The sequence of events flowing out of those earlier protests is astounding. During the backlash that followed, state funding for colleges and universities was withdrawn, and wealthy and largely right-wing white male donors came to play an outsize role. Courting big donors dismayed by any form of peaceful protest meant, in many cases, suppressing those protests with any means at hand, including expelling students, prohibiting them from their campuses, and voiding their right to attend their own graduations. While many of us who never attended so-called elite universities, their tuition prohibitive, may wonder what this has to do with us, it cuts close to the bone when we are reminded that most teaching at these universities is handled by adjuncts, part-time teachers, paid three thousand dollars a semester, without any protection from summary dismissal or any hope of becoming fulltime and tenured. Most of these adjuncts are women.

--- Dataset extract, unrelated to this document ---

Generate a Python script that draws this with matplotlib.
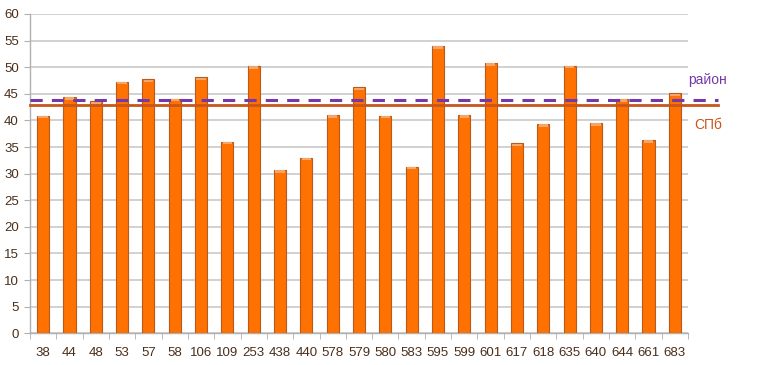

I was one of them for a couple of semesters at the University of Louisville when I was living in Kentucky in the 1980s. A “streetcar” college with a predominantly lower class student body and many African-Americans, the university raised millions from private donors to build an enormous sports stadium—that was what their largely male, white and right-wing supporters wanted. Meanwhile we adjuncts were doing our best to teach writing to students who through no fault of their own were so poorly prepared it was an exercise in frustration for all. But this core responsibility of the university didn’t resonate with the donors who thronged to the big new sports arena.
Since then most of the college level teaching in this country happens at the community colleges where tuition is almost affordable but where salaries for teachers don’t begin to finance even a modest middle class life.
Do we really believe in education as a free exchange of ideas? Or is that too threatening, as the Civil Rights Movement, The Women’s Movement, Black Lives Matter, and organizing for gay and transgender rights has shown? The backlash goes on and on, silently and underground in some eras, rampant in others.
What are we losing?
Andria Creighton says
I was lucky enough to go to a very small Catholic two year college in the 1970’s. Like many small Catholic colleges in America, it no longer exists. The nuns and lay teachers gave us kids a great education. I had private French lessons since there were only two of us in the class.
I went on to the University of Iowa. That was much different! I had one Teacher’s Assistant, but because I was a junior I mostly got profs. My husband attended CU in Boulder. He had some kind of science class that was only taught by a TA. This guy was from India and he spoke English with a heavy accent that the kids could hardly understand! I am all for equal rights for all, but CU most likely paid this guy next to nothing and the kids got next to nothing in that science class.